Goal: Transcribe every line exactly and omit anything that is a picture.

=== Supplied data ===

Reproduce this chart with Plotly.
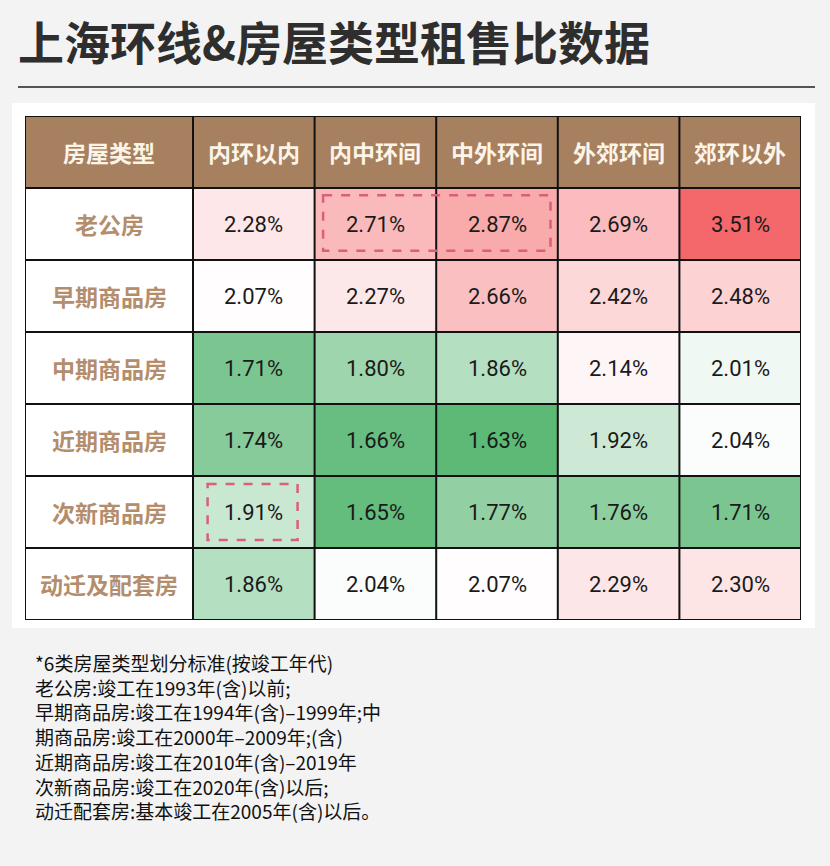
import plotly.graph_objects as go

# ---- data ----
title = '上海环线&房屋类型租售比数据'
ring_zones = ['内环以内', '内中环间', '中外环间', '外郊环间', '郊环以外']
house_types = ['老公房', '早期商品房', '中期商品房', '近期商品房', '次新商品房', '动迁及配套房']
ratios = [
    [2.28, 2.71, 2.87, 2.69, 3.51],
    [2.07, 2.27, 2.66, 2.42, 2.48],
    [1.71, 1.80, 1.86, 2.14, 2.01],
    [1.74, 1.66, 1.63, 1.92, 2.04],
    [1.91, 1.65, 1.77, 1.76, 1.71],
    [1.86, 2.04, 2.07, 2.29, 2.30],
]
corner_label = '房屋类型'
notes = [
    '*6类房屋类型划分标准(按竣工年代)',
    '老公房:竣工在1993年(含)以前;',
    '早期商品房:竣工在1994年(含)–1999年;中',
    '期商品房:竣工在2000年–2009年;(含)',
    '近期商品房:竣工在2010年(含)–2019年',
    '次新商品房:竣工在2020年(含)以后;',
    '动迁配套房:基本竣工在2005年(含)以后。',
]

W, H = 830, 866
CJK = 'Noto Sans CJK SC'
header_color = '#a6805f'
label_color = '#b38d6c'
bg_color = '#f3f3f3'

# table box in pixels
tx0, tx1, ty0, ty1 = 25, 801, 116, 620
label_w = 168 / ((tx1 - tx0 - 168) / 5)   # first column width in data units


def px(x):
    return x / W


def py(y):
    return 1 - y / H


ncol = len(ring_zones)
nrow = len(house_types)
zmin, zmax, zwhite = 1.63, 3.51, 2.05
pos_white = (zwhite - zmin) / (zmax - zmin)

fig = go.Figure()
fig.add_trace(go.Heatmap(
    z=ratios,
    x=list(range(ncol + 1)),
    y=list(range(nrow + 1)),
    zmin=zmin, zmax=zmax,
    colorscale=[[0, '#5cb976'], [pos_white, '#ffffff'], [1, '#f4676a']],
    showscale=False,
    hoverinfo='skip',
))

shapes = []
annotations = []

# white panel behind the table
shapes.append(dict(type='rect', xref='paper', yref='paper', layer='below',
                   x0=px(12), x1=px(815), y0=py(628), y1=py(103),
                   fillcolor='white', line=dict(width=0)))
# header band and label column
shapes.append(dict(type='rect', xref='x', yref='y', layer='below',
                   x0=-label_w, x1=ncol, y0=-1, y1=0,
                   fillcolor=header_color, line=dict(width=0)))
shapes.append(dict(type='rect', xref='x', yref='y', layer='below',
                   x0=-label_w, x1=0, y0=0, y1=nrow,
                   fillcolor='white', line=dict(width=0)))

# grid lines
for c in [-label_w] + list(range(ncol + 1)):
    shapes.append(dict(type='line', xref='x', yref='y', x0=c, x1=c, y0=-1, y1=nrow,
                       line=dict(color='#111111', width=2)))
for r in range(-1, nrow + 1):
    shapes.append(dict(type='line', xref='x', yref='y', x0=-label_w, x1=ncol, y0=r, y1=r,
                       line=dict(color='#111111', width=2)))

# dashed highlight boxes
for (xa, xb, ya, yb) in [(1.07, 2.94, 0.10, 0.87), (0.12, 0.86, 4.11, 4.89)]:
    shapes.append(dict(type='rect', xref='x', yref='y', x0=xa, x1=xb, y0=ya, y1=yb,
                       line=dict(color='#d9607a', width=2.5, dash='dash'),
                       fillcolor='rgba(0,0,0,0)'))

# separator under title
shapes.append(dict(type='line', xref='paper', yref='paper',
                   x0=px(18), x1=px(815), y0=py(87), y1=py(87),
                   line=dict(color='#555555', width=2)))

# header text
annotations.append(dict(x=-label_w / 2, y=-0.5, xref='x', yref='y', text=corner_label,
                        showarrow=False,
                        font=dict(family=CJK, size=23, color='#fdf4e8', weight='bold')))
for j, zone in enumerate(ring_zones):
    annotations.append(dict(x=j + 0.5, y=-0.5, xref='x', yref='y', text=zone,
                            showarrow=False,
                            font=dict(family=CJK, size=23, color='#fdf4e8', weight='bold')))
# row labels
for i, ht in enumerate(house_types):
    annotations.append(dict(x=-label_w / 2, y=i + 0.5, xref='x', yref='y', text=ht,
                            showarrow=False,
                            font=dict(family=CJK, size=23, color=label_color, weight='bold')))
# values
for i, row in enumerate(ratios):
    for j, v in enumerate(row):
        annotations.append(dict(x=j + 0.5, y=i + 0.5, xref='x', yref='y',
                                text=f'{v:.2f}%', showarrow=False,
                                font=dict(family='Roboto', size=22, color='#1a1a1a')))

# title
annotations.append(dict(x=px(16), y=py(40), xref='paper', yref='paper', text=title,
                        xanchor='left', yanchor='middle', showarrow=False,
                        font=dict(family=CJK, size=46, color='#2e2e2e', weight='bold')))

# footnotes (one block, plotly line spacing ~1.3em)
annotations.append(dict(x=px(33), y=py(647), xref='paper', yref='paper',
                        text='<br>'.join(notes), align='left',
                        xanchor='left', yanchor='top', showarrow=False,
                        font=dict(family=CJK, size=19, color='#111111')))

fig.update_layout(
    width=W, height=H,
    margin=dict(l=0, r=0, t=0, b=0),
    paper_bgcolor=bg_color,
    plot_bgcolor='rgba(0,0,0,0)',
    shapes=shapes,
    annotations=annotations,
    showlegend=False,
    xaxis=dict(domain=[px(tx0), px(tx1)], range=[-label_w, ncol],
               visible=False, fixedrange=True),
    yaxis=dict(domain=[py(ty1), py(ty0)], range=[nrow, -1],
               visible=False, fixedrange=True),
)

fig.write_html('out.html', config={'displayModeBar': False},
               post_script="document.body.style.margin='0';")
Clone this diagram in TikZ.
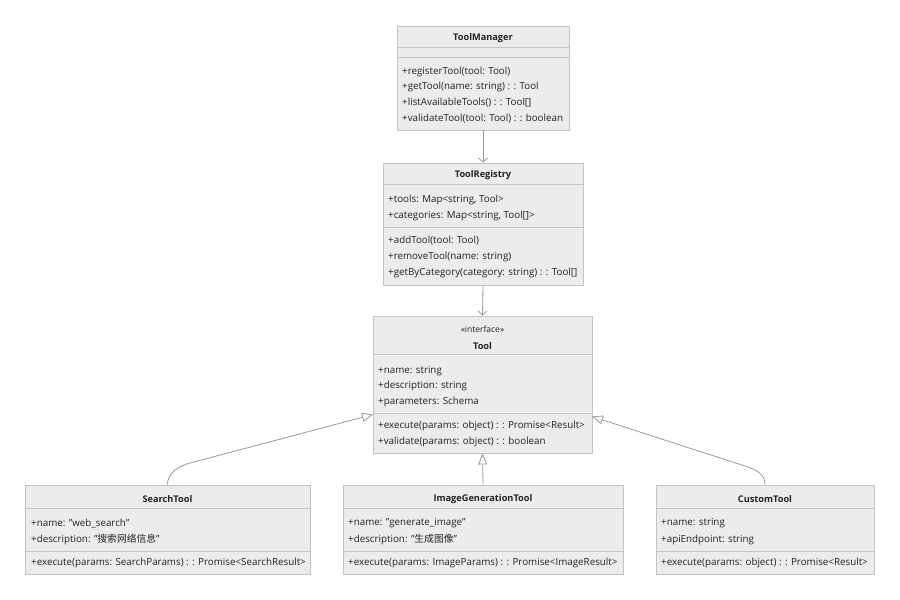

===

Expected output:
Reproduce this chart with Plotly.
import plotly.graph_objects as go

# ---- data ----
title = '上海环线&房屋类型租售比数据'
ring_zones = ['内环以内', '内中环间', '中外环间', '外郊环间', '郊环以外']
house_types = ['老公房', '早期商品房', '中期商品房', '近期商品房', '次新商品房', '动迁及配套房']
ratios = [
    [2.28, 2.71, 2.87, 2.69, 3.51],
    [2.07, 2.27, 2.66, 2.42, 2.48],
    [1.71, 1.80, 1.86, 2.14, 2.01],
    [1.74, 1.66, 1.63, 1.92, 2.04],
    [1.91, 1.65, 1.77, 1.76, 1.71],
    [1.86, 2.04, 2.07, 2.29, 2.30],
]
corner_label = '房屋类型'
notes = [
    '*6类房屋类型划分标准(按竣工年代)',
    '老公房:竣工在1993年(含)以前;',
    '早期商品房:竣工在1994年(含)–1999年;中',
    '期商品房:竣工在2000年–2009年;(含)',
    '近期商品房:竣工在2010年(含)–2019年',
    '次新商品房:竣工在2020年(含)以后;',
    '动迁配套房:基本竣工在2005年(含)以后。',
]

W, H = 830, 866
CJK = 'Noto Sans CJK SC'
header_color = '#a6805f'
label_color = '#b38d6c'
bg_color = '#f3f3f3'

# table box in pixels
tx0, tx1, ty0, ty1 = 25, 801, 116, 620
label_w = 168 / ((tx1 - tx0 - 168) / 5)   # first column width in data units


def px(x):
    return x / W


def py(y):
    return 1 - y / H


ncol = len(ring_zones)
nrow = len(house_types)
zmin, zmax, zwhite = 1.63, 3.51, 2.05
pos_white = (zwhite - zmin) / (zmax - zmin)

fig = go.Figure()
fig.add_trace(go.Heatmap(
    z=ratios,
    x=list(range(ncol + 1)),
    y=list(range(nrow + 1)),
    zmin=zmin, zmax=zmax,
    colorscale=[[0, '#5cb976'], [pos_white, '#ffffff'], [1, '#f4676a']],
    showscale=False,
    hoverinfo='skip',
))

shapes = []
annotations = []

# white panel behind the table
shapes.append(dict(type='rect', xref='paper', yref='paper', layer='below',
                   x0=px(12), x1=px(815), y0=py(628), y1=py(103),
                   fillcolor='white', line=dict(width=0)))
# header band and label column
shapes.append(dict(type='rect', xref='x', yref='y', layer='below',
                   x0=-label_w, x1=ncol, y0=-1, y1=0,
                   fillcolor=header_color, line=dict(width=0)))
shapes.append(dict(type='rect', xref='x', yref='y', layer='below',
                   x0=-label_w, x1=0, y0=0, y1=nrow,
                   fillcolor='white', line=dict(width=0)))

# grid lines
for c in [-label_w] + list(range(ncol + 1)):
    shapes.append(dict(type='line', xref='x', yref='y', x0=c, x1=c, y0=-1, y1=nrow,
                       line=dict(color='#111111', width=2)))
for r in range(-1, nrow + 1):
    shapes.append(dict(type='line', xref='x', yref='y', x0=-label_w, x1=ncol, y0=r, y1=r,
                       line=dict(color='#111111', width=2)))

# dashed highlight boxes
for (xa, xb, ya, yb) in [(1.07, 2.94, 0.10, 0.87), (0.12, 0.86, 4.11, 4.89)]:
    shapes.append(dict(type='rect', xref='x', yref='y', x0=xa, x1=xb, y0=ya, y1=yb,
                       line=dict(color='#d9607a', width=2.5, dash='dash'),
                       fillcolor='rgba(0,0,0,0)'))

# separator under title
shapes.append(dict(type='line', xref='paper', yref='paper',
                   x0=px(18), x1=px(815), y0=py(87), y1=py(87),
                   line=dict(color='#555555', width=2)))

# header text
annotations.append(dict(x=-label_w / 2, y=-0.5, xref='x', yref='y', text=corner_label,
                        showarrow=False,
                        font=dict(family=CJK, size=23, color='#fdf4e8', weight='bold')))
for j, zone in enumerate(ring_zones):
    annotations.append(dict(x=j + 0.5, y=-0.5, xref='x', yref='y', text=zone,
                            showarrow=False,
                            font=dict(family=CJK, size=23, color='#fdf4e8', weight='bold')))
# row labels
for i, ht in enumerate(house_types):
    annotations.append(dict(x=-label_w / 2, y=i + 0.5, xref='x', yref='y', text=ht,
                            showarrow=False,
                            font=dict(family=CJK, size=23, color=label_color, weight='bold')))
# values
for i, row in enumerate(ratios):
    for j, v in enumerate(row):
        annotations.append(dict(x=j + 0.5, y=i + 0.5, xref='x', yref='y',
                                text=f'{v:.2f}%', showarrow=False,
                                font=dict(family='Roboto', size=22, color='#1a1a1a')))

# title
annotations.append(dict(x=px(16), y=py(40), xref='paper', yref='paper', text=title,
                        xanchor='left', yanchor='middle', showarrow=False,
                        font=dict(family=CJK, size=46, color='#2e2e2e', weight='bold')))

# footnotes (one block, plotly line spacing ~1.3em)
annotations.append(dict(x=px(33), y=py(647), xref='paper', yref='paper',
                        text='<br>'.join(notes), align='left',
                        xanchor='left', yanchor='top', showarrow=False,
                        font=dict(family=CJK, size=19, color='#111111')))

fig.update_layout(
    width=W, height=H,
    margin=dict(l=0, r=0, t=0, b=0),
    paper_bgcolor=bg_color,
    plot_bgcolor='rgba(0,0,0,0)',
    shapes=shapes,
    annotations=annotations,
    showlegend=False,
    xaxis=dict(domain=[px(tx0), px(tx1)], range=[-label_w, ncol],
               visible=False, fixedrange=True),
    yaxis=dict(domain=[py(ty1), py(ty0)], range=[nrow, -1],
               visible=False, fixedrange=True),
)

fig.write_html('out.html', config={'displayModeBar': False},
               post_script="document.body.style.margin='0';")
Clone this diagram in TikZ.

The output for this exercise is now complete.